___ THE RECORDS ___

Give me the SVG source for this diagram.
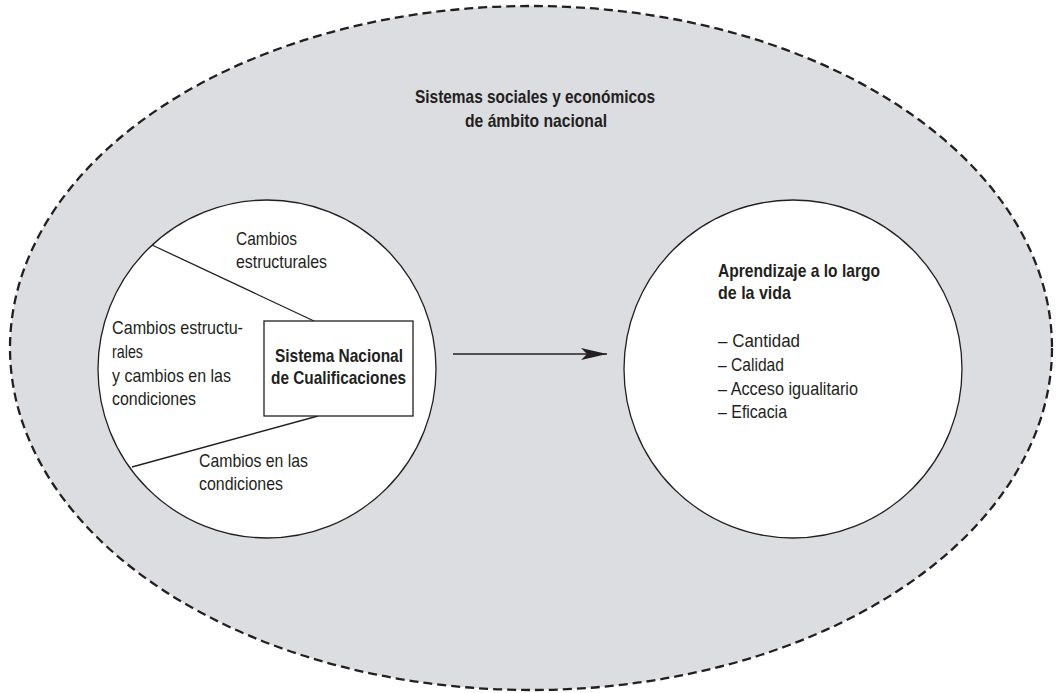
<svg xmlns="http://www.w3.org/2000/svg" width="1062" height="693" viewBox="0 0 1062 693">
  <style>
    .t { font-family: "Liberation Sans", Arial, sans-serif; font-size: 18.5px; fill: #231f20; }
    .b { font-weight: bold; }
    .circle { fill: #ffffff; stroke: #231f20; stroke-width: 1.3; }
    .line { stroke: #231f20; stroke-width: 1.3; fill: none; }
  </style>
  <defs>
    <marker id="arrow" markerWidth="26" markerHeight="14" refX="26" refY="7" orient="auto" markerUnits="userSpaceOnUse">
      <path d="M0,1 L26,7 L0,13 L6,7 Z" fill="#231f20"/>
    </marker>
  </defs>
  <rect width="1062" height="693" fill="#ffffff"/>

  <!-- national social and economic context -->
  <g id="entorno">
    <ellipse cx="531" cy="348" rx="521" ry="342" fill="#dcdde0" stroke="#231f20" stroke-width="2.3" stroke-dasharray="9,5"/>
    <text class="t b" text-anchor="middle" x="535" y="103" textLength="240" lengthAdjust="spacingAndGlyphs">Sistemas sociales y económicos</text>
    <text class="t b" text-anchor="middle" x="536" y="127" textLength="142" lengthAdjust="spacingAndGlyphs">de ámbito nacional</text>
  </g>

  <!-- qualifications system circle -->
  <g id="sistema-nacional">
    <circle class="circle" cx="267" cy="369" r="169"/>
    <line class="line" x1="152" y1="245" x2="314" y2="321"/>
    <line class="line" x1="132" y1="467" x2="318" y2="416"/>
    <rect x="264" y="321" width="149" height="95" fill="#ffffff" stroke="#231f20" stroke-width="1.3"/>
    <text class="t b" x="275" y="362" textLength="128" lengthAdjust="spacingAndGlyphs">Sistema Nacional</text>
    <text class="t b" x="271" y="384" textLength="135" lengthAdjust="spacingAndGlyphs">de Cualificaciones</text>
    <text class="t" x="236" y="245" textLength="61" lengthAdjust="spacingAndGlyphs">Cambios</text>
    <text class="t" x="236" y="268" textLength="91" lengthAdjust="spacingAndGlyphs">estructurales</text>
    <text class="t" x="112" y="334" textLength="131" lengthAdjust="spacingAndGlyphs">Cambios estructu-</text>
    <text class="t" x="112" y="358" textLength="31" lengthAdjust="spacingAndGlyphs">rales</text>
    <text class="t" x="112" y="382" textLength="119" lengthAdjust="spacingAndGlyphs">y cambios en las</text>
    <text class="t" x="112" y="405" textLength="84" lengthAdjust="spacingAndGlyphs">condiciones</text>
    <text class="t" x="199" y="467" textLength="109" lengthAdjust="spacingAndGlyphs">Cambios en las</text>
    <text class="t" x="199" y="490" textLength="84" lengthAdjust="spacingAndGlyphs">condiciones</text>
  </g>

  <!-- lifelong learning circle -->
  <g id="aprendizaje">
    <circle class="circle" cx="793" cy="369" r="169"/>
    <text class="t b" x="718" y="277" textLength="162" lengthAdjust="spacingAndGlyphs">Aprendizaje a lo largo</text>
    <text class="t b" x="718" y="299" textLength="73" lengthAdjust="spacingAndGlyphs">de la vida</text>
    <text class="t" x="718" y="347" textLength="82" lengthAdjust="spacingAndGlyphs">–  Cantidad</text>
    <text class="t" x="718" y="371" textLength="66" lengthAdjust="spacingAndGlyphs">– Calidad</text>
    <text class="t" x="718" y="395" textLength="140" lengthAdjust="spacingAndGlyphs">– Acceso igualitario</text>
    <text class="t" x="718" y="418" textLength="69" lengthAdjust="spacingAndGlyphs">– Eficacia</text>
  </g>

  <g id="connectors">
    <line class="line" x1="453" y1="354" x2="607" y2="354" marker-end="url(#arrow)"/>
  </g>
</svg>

___
___ THE RECORDS ___

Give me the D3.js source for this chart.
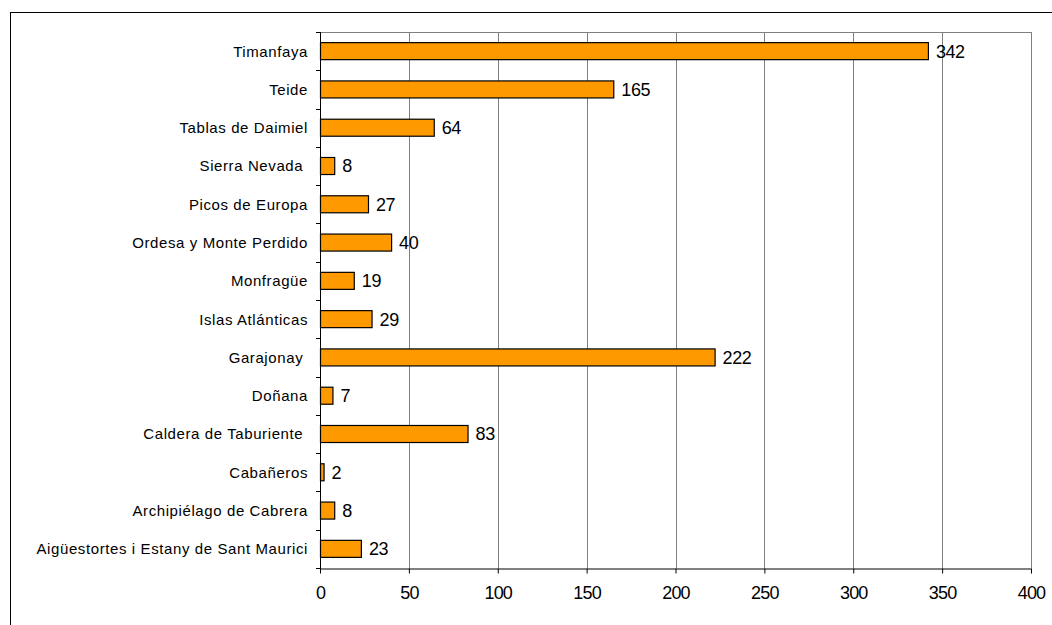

___

WHAT IS ASKED: Pick out, from the lines above, every one that contains the string "Give".

EXERCISE OUTPUT:
Give me the SVG source for this diagram.
Give me the D3.js source for this chart.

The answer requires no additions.